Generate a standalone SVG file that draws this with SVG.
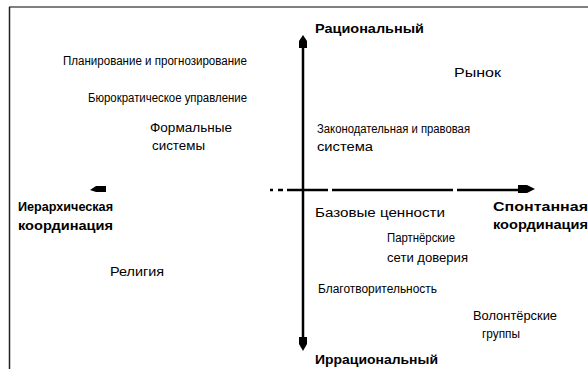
<svg xmlns="http://www.w3.org/2000/svg" width="588" height="369" viewBox="0 0 588 369">
<style>
.t{font-family:"Liberation Sans",Arial,sans-serif;font-size:12px;fill:#000}
.b{font-family:"Liberation Sans",Arial,sans-serif;font-size:12px;font-weight:bold;fill:#000}
.ax{stroke:#000;stroke-width:2.5;fill:none}
.ah{fill:#000;stroke:none}
</style>
<rect x="0" y="0" width="588" height="369" fill="#fff"/>
<g id="frame">
<line x1="9" y1="7" x2="588" y2="7" stroke="#808080" stroke-width="2"/>
<line x1="9.5" y1="7" x2="9.5" y2="369" stroke="#222" stroke-width="1.5"/>
</g>
<g id="connectors">
<line class="ax" x1="303" y1="46" x2="303" y2="338"/>
<polygon class="ah" points="303,35 307,41 307,48 299,48 299,41"/>
<polygon class="ah" points="303,351 307,344 307,337 299,337 299,344"/>
<g stroke="#000" stroke-width="2.5">
<line x1="270" y1="190" x2="273" y2="190"/>
<line x1="278" y1="190" x2="283" y2="190"/>
<line x1="287" y1="190" x2="328" y2="190"/>
<line x1="332" y1="190" x2="453" y2="190"/>
<line x1="457" y1="190" x2="522" y2="190"/>
</g>
<polygon class="ah" points="535,189 527,185 518,185 518,193 527,193"/>
<polygon class="ah" points="90,190 96,186 106,186 106,192 96,192"/>
</g>
<g id="axis-top"><text class="b" x="315" y="33" textLength="109" lengthAdjust="spacingAndGlyphs">Рациональный</text></g>
<g id="axis-bottom"><text class="b" x="315" y="364" textLength="123" lengthAdjust="spacingAndGlyphs">Иррациональный</text></g>
<g id="axis-left">
<text class="b" x="18" y="211" textLength="95" lengthAdjust="spacingAndGlyphs">Иерархическая</text>
<text class="b" x="18" y="230" textLength="95" lengthAdjust="spacingAndGlyphs">координация</text>
</g>
<g id="axis-right">
<text class="b" x="493" y="211" textLength="95" lengthAdjust="spacingAndGlyphs">Спонтанная</text>
<text class="b" x="493" y="229" textLength="95" lengthAdjust="spacingAndGlyphs">координация</text>
</g>
<g id="n1"><text class="t" x="63" y="65" textLength="184" lengthAdjust="spacingAndGlyphs">Планирование и прогнозирование</text></g>
<g id="n2"><text class="t" x="88" y="102" textLength="159" lengthAdjust="spacingAndGlyphs">Бюрократическое управление</text></g>
<g id="n3">
<text class="t" x="150" y="132" textLength="82" lengthAdjust="spacingAndGlyphs">Формальные</text>
<text class="t" x="152" y="150" textLength="53" lengthAdjust="spacingAndGlyphs">системы</text>
</g>
<g id="n4"><text class="t" x="454" y="77" textLength="47" lengthAdjust="spacingAndGlyphs">Рынок</text></g>
<g id="n5">
<text class="t" x="317" y="133" textLength="153" lengthAdjust="spacingAndGlyphs">Законодательная и правовая</text>
<text class="t" x="317" y="151" textLength="56" lengthAdjust="spacingAndGlyphs">система</text>
</g>
<g id="n6"><text class="t" x="110" y="276" textLength="54" lengthAdjust="spacingAndGlyphs">Религия</text></g>
<g id="n7"><text class="t" x="315" y="217" textLength="130" lengthAdjust="spacingAndGlyphs">Базовые ценности</text></g>
<g id="n8">
<text class="t" x="387" y="242" textLength="68" lengthAdjust="spacingAndGlyphs">Партнёрские</text>
<text class="t" x="387" y="262" textLength="81" lengthAdjust="spacingAndGlyphs">сети доверия</text>
</g>
<g id="n9"><text class="t" x="318" y="293" textLength="119" lengthAdjust="spacingAndGlyphs">Благотворительность</text></g>
<g id="n10">
<text class="t" x="473" y="320" textLength="84" lengthAdjust="spacingAndGlyphs">Волонтёрские</text>
<text class="t" x="482" y="338" textLength="38" lengthAdjust="spacingAndGlyphs">группы</text>
</g>
</svg>
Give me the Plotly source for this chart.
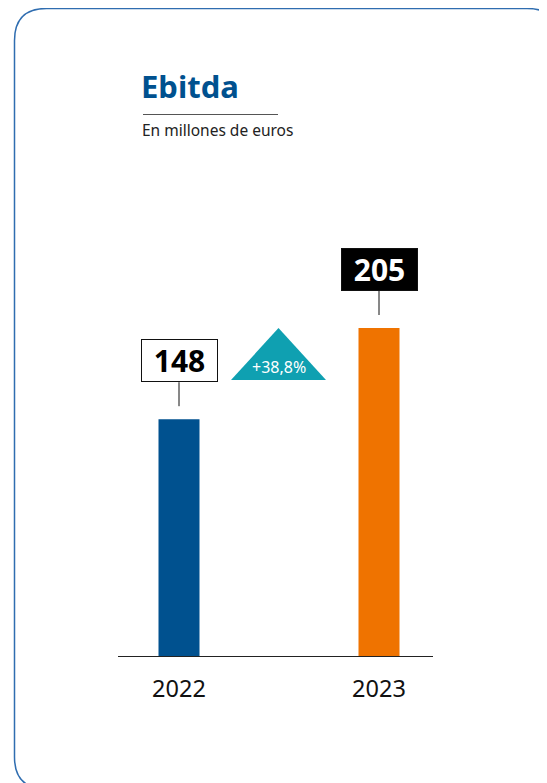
import plotly.graph_objects as go

# data
years = ["2022", "2023"]
ebitda = [148, 205]
bar_colors = ["#00518f", "#ef7300"]
change_label = "+38,8%"

# page body has an 8px margin; coordinates below are in window pixels
OFF = 8
W, H = 547 - OFF, 783 - OFF
L, R, T, B = 118 - OFF, 114, 0, 127
PW, PH = W - L - R, H - T - B


def px(x):
    return (x - OFF - L) / PW


def py(y):
    return (H - B - (y - OFF)) / PH


def border_path(x0, y0, x1, y1, r):
    pts = [
        f"M {px(x0 + r)},{py(y0)}",
        f"L {px(x1 - r)},{py(y0)}",
        f"Q {px(x1)},{py(y0)} {px(x1)},{py(y0 + r)}",
        f"L {px(x1)},{py(y1 - r)}",
        f"Q {px(x1)},{py(y1)} {px(x1 - r)},{py(y1)}",
        f"L {px(x0 + r)},{py(y1)}",
        f"Q {px(x0)},{py(y1)} {px(x0)},{py(y1 - r)}",
        f"L {px(x0)},{py(y0 + r)}",
        f"Q {px(x0)},{py(y0)} {px(x0 + r)},{py(y0)}",
        "Z",
    ]
    return " ".join(pts)


xs = list(range(len(years)))

fig = go.Figure()

fig.add_trace(
    go.Bar(
        x=xs,
        y=ebitda,
        width=0.205,
        marker=dict(color=bar_colors, line=dict(width=0)),
        hoverinfo="skip",
    )
)

shapes = []
annotations = []

# rounded frame
shapes.append(
    dict(
        type="path",
        xref="paper",
        yref="paper",
        path=border_path(14.5, 8.5, 559, 789, 32),
        line=dict(color="#2f6db0", width=1.5),
        layer="below",
    )
)

# title underline
shapes.append(
    dict(
        type="line",
        xref="paper",
        yref="paper",
        x0=px(143),
        x1=px(278),
        y0=py(114.5),
        y1=py(114.5),
        line=dict(color="#555555", width=1),
    )
)

# value labels with connectors
for i, v in enumerate(ebitda):
    dark = i == 1
    shapes.append(
        dict(
            type="line",
            xref="x",
            yref="y",
            ysizemode="pixel",
            yanchor=v,
            x0=i,
            x1=i,
            y0=13,
            y1=37,
            line=dict(color="#111111", width=1),
        )
    )
    annotations.append(
        dict(
            x=i,
            y=v,
            xref="x",
            yref="y",
            text=f"<b>{v}</b>",
            showarrow=False,
            yshift=59,
            width=75,
            height=41,
            borderwidth=1,
            borderpad=0,
            bordercolor="#111111",
            bgcolor="#000000" if dark else "#ffffff",
            font=dict(size=30, color="#ffffff" if dark else "#000000",
                      family="Noto Sans"),
        )
    )

# change triangle
shapes.append(
    dict(
        type="path",
        xref="paper",
        yref="paper",
        path=f"M {px(231)},{py(380)} L {px(278.5)},{py(328)} L {px(326)},{py(380)} Z",
        fillcolor="#0fa0b1",
        line=dict(width=0),
    )
)
annotations.append(
    dict(
        x=px(278.5),
        y=py(367),
        xref="paper",
        yref="paper",
        text=change_label,
        showarrow=False,
        font=dict(size=16, color="#ffffff", family="Noto Sans"),
    )
)

# title block
annotations.append(
    dict(
        x=px(139),
        y=py(86),
        xref="paper",
        yref="paper",
        xanchor="left",
        yanchor="middle",
        text="<b>Ebitda</b>",
        showarrow=False,
        font=dict(size=31, color="#00518f", family="Noto Sans"),
    )
)
annotations.append(
    dict(
        x=px(140),
        y=py(130),
        xref="paper",
        yref="paper",
        xanchor="left",
        yanchor="middle",
        text="En millones de euros",
        showarrow=False,
        font=dict(size=15.5, color="#222222", family="Noto Sans"),
    )
)

fig.update_layout(
    width=W,
    height=H,
    margin=dict(l=L, r=R, t=T, b=B),
    paper_bgcolor="#ffffff",
    plot_bgcolor="#ffffff",
    showlegend=False,
    shapes=shapes,
    annotations=annotations,
    xaxis=dict(
        range=[-0.305, 1.27],
        tickvals=xs,
        ticktext=years,
        showline=True,
        linecolor="#222222",
        linewidth=1,
        showgrid=False,
        zeroline=False,
        ticks="outside",
        ticklen=12,
        tickcolor="rgba(0,0,0,0)",
        tickfont=dict(size=23.5, color="#111111", family="Noto Sans"),
        fixedrange=True,
    ),
    yaxis=dict(
        range=[0, PH / 1.6],
        visible=False,
        fixedrange=True,
    ),
)

fig.write_html("out.html")
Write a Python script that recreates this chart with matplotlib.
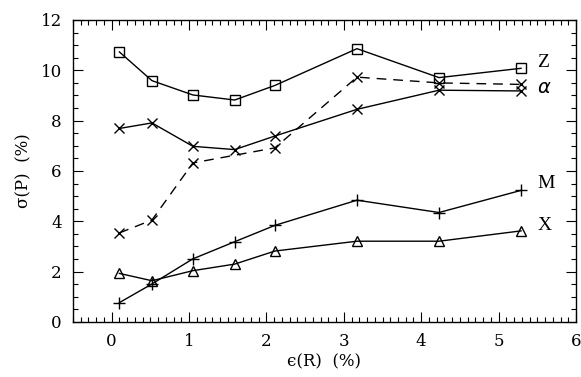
import matplotlib.pyplot as plt
from matplotlib.ticker import MultipleLocator

# x positions, eps(R) in %
eps_r = [0.10, 0.52, 1.05, 1.59, 2.11, 3.17, 4.23, 5.29]

# sigma(P) in % for each series
sig_z = [10.73, 9.59, 9.02, 8.82, 9.40, 10.86, 9.71, 10.08]
sig_alpha = [7.69, 7.91, 6.98, 6.85, 7.39, 8.45, 9.21, 9.18]
eps_alpha_dash = [0.10, 0.52, 1.05, 2.11, 3.17, 4.23, 5.29]
sig_alpha_dash = [3.54, 4.05, 6.32, 6.92, 9.73, 9.50, 9.44]
sig_m = [0.77, 1.51, 2.51, 3.19, 3.84, 4.84, 4.35, 5.23]
sig_x = [1.93, 1.64, 2.04, 2.30, 2.82, 3.21, 3.21, 3.62]

plt.rcParams['font.family'] = ['DejaVu Serif', 'DejaVu Sans']

fig = plt.figure(figsize=(5.81, 3.77), dpi=100)
ax = fig.add_axes([0.1256, 0.1459, 0.8658, 0.8011])

lw = 1.0
ax.plot(eps_r, sig_z, color='black', lw=lw, marker='s', ms=6.5,
        mfc='none', mec='black', mew=1.0)
ax.plot(eps_r, sig_alpha, color='black', lw=lw, marker='x', ms=7.5, mew=1.0)
ax.plot(eps_alpha_dash, sig_alpha_dash, color='black', lw=lw, ls=(0, (7, 5)),
        marker='x', ms=7.5, mew=1.0)
ax.plot(eps_r, sig_m, color='black', lw=lw, marker='+', ms=8, mew=1.0)
ax.plot(eps_r, sig_x, color='black', lw=lw, marker='^', ms=7,
        mfc='none', mec='black', mew=1.0)

# series labels on the right
lab_kw = dict(fontsize=14, family=['Liberation Serif', 'DejaVu Serif'],
              va='center', ha='left')
ax.text(5.5, 10.3, 'Z', **lab_kw)
ax.text(5.5, 9.3, r'$\alpha$', fontsize=14, va='center', ha='left')
ax.text(5.5, 5.52, 'M', **lab_kw)
ax.text(5.5, 3.85, 'X', **lab_kw)

ax.set_xlim(-0.5, 6)
ax.set_ylim(0, 12)
ax.xaxis.set_major_locator(MultipleLocator(1))
ax.xaxis.set_minor_locator(MultipleLocator(0.1))
ax.yaxis.set_major_locator(MultipleLocator(2))
ax.yaxis.set_minor_locator(MultipleLocator(0.5))
ax.tick_params(which='both', direction='in', top=True, right=True,
               labelsize=12, width=0.8, pad=8)
ax.tick_params(which='major', length=7)
ax.tick_params(which='minor', length=3.5)
for s in ax.spines.values():
    s.set_linewidth(1.0)

ax.set_xlabel('\u03f5(R)  (%)', fontsize=12, labelpad=2)
ax.set_ylabel('\u03c3(P)  (%)', fontsize=12, labelpad=6)

fig.savefig('out.png', dpi=100)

====

# EXERCISE OBJECTIVE:
Only the lines from the one with "Give me the Plotly source for this chart." through the one with "return (H - B - (y - OFF)) / PH", both included, go in the copy, exactly as written. Leave the pictures behind.

# WRITTEN RESPONSE:
Give me the Plotly source for this chart.
import plotly.graph_objects as go

# data
years = ["2022", "2023"]
ebitda = [148, 205]
bar_colors = ["#00518f", "#ef7300"]
change_label = "+38,8%"

# page body has an 8px margin; coordinates below are in window pixels
OFF = 8
W, H = 547 - OFF, 783 - OFF
L, R, T, B = 118 - OFF, 114, 0, 127
PW, PH = W - L - R, H - T - B


def px(x):
    return (x - OFF - L) / PW


def py(y):
    return (H - B - (y - OFF)) / PH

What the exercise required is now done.